広島県内にはおよそ1万5000人の技能実習生がいます。そもそも、国が定める技能実習制度の目的は、「技術を伝える」こと…。一方で、2年前の県の調査では、実習生を受け入れた理由について9割以上の企業が、「日本人だけでは人材確保が困難だから」と回答しました。

そして、実習生側も、この制度のために多くが、借金をして「人生をかけて」来日し、母国への仕送りを続けていることも現実です。制度の建前と実態がかい離していることは浮彫りとなっています。

さらに、全国で20万人以上(2021年10月末・厚生労働省「外国人雇用状況」より)いるというベトナム人技能実習生の、「妊娠・出産」は、社会問題となっています。

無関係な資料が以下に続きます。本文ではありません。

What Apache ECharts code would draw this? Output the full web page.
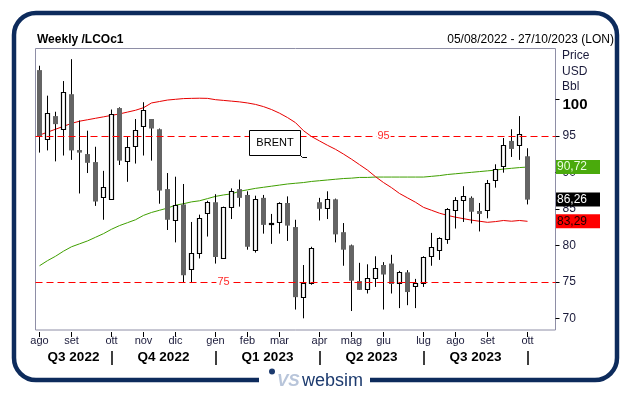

そもそも国のルールでは妊娠したことを理由に帰国を強制することは許されていません。一方で、2020年末までの約3年間で、妊娠または出産を理由とする技能実習の継続困難事例は、政府が把握しただけで637件に上っています。(参議院・204回国会答弁書より)。


尊い命を…、働きに来たのに…、誰かに言えば良かったのに…。彼女を責める言葉は、いくらでも思い浮かべることができます。しかしこれを「彼女の犯罪」で終わらせてしまうことに私はなんともいえない罪悪感を感じ、取材を続けています。

裁判員裁判は、あす始まります。